А он в своей театральной коробке подъезжал к чьим-нибудь воротам, отправлял кого-нибудь на разведку и ехал себе дальше, но самое удивительное -- вкуса происходящего он не ощущал! Нет, он, конечно, чувствовал вкус кофе, которого они только что выпили по чашечке, шершавость бумаги, на которой его брат написал свое письмо... Может, колеса столика сегодня скрипели как-то особенно фальшиво, а быть может слишком громко шуршала красная хитиновая кофта -- одним словом, что-то было не то.
Стараданов, внезапно очнувшись, медленно положил письмо на столик, подошел к своему университетскому саквояжу и постепенно раскрыл его. Его руки плавно перебирали музыкальные внутренности древнего портфеля. Он вспомнил, как они любили в бытность еще студентами собираться в вечерние задушевные моменты слушать гитару... Стараданов нащупал в саквояже монокуляр 20-кратного увеличения, общую тетрадь, кеды и успокоился. Он ничего не забыл.
Брат писал обычные, в общем-то, вещи.




Письмо было искренним и любезным. Первые минуты чтения тронули его куда более глубоко, чем остальные, особенно отношение к внутренней душевной тишине (похоже, что письмо писали ночью). А если говорить насчет некоторой легкой иронии, так Стараданов давно простил своего брата. «Надо написать ответ,» -- подумал Стараданов, но не увидел обратного адреса.

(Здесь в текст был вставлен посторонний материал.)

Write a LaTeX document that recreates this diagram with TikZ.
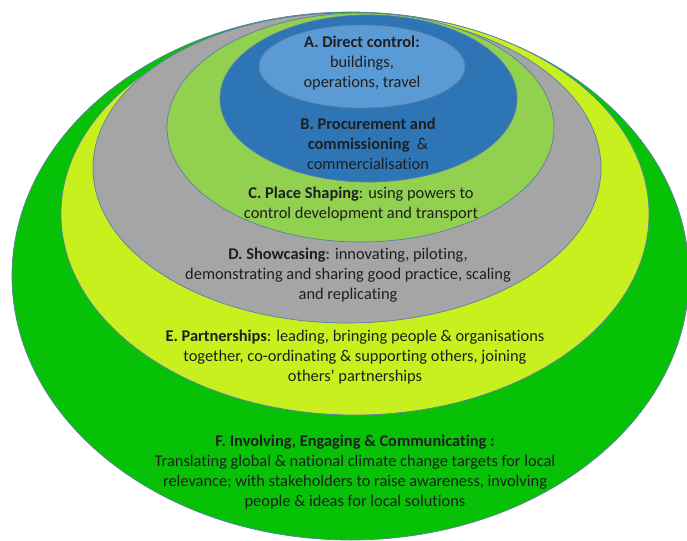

Странно, в поле его зрения зачем-то попали строки о том, как в сильном потоке осознанных возможностей, словно в море или бездне какой-нибудь, плывет в никуда изощренная надежда. Он не понимал, откуда она плывет и зачем вообще она это делает, никаких интересных ассоциаций у него не возникло. Было немало общего у ощущений вообще и у настоящих критериев замечательного качества, которые Стараданов пытался понять (так, как это было необходимо), хотя объяснить категории такого уровня ему было не под силу.